Offiziell herrscht zwischen dem Libanon und Israel, dessen Existenz von Beirut noch nicht einmal anerkannt wird, ein seit über siebzig Jahren andauernder Kriegszustand. 1947 stimmten die libanesischen Vertreter in der Vollversammlung der Vereinten Nationen gegen den Teilungsbeschluß für das Mandatsgebiet Palästina, im Jahr darauf erklärte Beirut dem wiedergegründeten jüdischen Staat den Krieg.
Die Regierung in Jerusalem hätte daher sicher gute Gründe, nicht allzu betrübt zu sein, ob der Krise, in der das einst als »Schweiz des Nahen Ostens« geltende Land steckt und die sich mit jedem Tag verschärft.
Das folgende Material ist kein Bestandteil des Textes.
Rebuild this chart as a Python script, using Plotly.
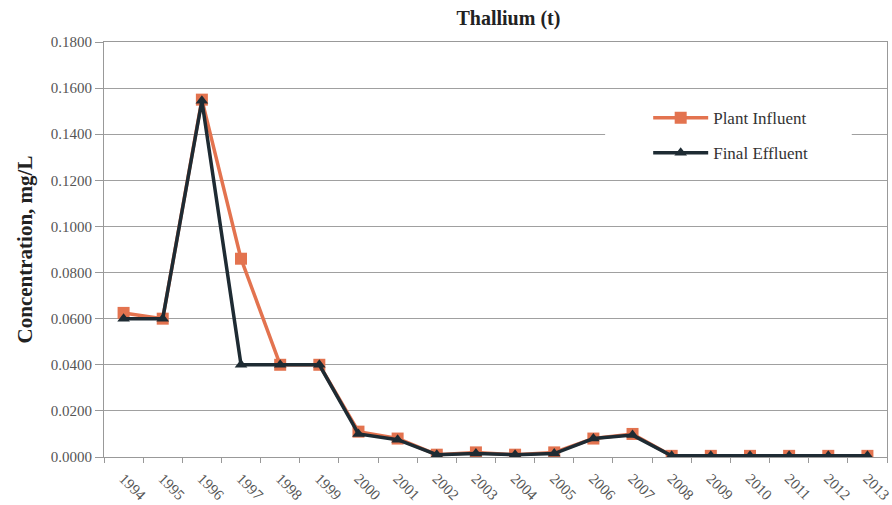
import plotly.graph_objects as go

years = [str(y) for y in range(1994, 2014)]
plant_influent = [0.0625, 0.0600, 0.1550, 0.0860, 0.0400, 0.0400, 0.0110, 0.0080,
                  0.0010, 0.0020, 0.0010, 0.0020, 0.0080, 0.0100, 0.0005, 0.0005,
                  0.0005, 0.0005, 0.0005, 0.0005]
final_effluent = [0.0600, 0.0600, 0.1545, 0.0400, 0.0400, 0.0400, 0.0100, 0.0075,
                  0.0010, 0.0015, 0.0010, 0.0015, 0.0080, 0.0095, 0.0005, 0.0005,
                  0.0005, 0.0005, 0.0005, 0.0005]
y_ticks = [0.0, 0.02, 0.04, 0.06, 0.08, 0.10, 0.12, 0.14, 0.16, 0.18]

SERIF = "Liberation Serif, Times New Roman, serif"
INF_COLOR = "#E3734F"
EFF_COLOR = "#1E2B33"

fig = go.Figure()
fig.add_trace(go.Scatter(
    x=years, y=plant_influent, name="Plant Influent", mode="lines+markers",
    legendgroup="a",
    line=dict(color=INF_COLOR, width=3.5),
    marker=dict(symbol="square", size=12, color=INF_COLOR),
))
fig.add_trace(go.Scatter(
    x=years, y=final_effluent, name="Final Effluent", mode="lines+markers",
    legendgroup="b",
    line=dict(color=EFF_COLOR, width=3.5),
    marker=dict(symbol="triangle-up", size=11, color=EFF_COLOR),
))

# white box behind the legend, hiding the gridlines there
fig.add_shape(type="rect", xref="paper", yref="paper",
              x0=0.64, x1=0.955, y0=0.69, y1=0.875,
              fillcolor="white", line=dict(width=0), layer="above")

fig.update_layout(
    width=892, height=505,
    margin=dict(l=104, r=5, t=42, b=48),
    paper_bgcolor="white", plot_bgcolor="white",
    title=dict(text="<b>Thallium (t)</b>", x=0.57, xanchor="center",
               y=0.965, yanchor="middle",
               font=dict(family=SERIF, size=20, color="#222")),
    font=dict(family=SERIF, color="#555"),
    legend=dict(x=0.695, y=0.86, xanchor="left", yanchor="top",
                bgcolor="rgba(0,0,0,0)", tracegroupgap=10, itemwidth=55,
                font=dict(family=SERIF, size=17, color="#333")),
    showlegend=True,
)
fig.update_xaxes(
    type="category", range=[-0.5, len(years) - 0.5], automargin=False,
    tickangle=45, tickson="boundaries", ticks="outside", ticklen=5,
    tickcolor="#999", tickfont=dict(family=SERIF, size=15, color="#555"),
    ticklabelstandoff=6,
    showline=True, linecolor="#999", linewidth=1, mirror=True,
    showgrid=False,
)
fig.update_yaxes(
    range=[0, 0.18], tickvals=y_ticks, tickformat=".4f", automargin=False,
    ticks="outside", ticklen=8, tickcolor="#999",
    tickfont=dict(family=SERIF, size=15, color="#555"),
    showgrid=True, gridcolor="#A0A0A0", gridwidth=1,
    showline=True, linecolor="#999", linewidth=1, mirror=True,
    zeroline=False,
    title=dict(text="<b>Concentration, mg/L</b>", standoff=12,
               font=dict(family=SERIF, size=21, color="#222")),
)

fig.write_html("out.html")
Die Energieversorgung ist nahezu zusammengebrochen, die Inflation rast, und politisch geht in Beirut auch seit langem nichts mehr: Der Libanon ist ein gescheiterter Staat oder nahe daran.
Dennoch bot die Regierung in Jerusalem Beirut bereits im Juli des letzten Jahres an, Krisenhilfe zu leisten, die über die Vereinten Nationen abgewickelt werden könnte. Damals wurde das Angebot von den Resten der libanesischen Regierung noch empört zurück. Wie jetzt unbestätigte Berichte des israelischen Fernsehens nahelegen, könnte Beirut seine ablehnende Haltung zwischenzeitlich geändert haben.
Danach sollen sich Beirut und Jerusalem in geheimen Gesprächen unter amerikanischer Vermittlung darauf geeinigt haben, daß Israel Erdgas nach Jordanien liefert, von wo es über Syrien in den Libanon gepumpt wird. In die Verhandlungen, die Amos J. Hochstein geleitet haben soll, der als Berater für Energiesicherheit im State Department tätig ist, war den Berichten zufolge auch Rußland eingebunden.
Was immer dran ist an den Berichten: Selbst wenn sie sich nicht bestätigen sollten, zeigen sie, was möglich wäre, könnte Beirut sich aus der verhängnisvollen Umarmung des Regimes in Teheran und dessen Statthalter, Hassan Nasrallahs Hisbollah, lösen und seine Feindschaft zu Israel wenigstens für eine Weile zu vergessen. Den allermeisten Menschen im Libanon wäre eine Linderung der Not zu gönnen.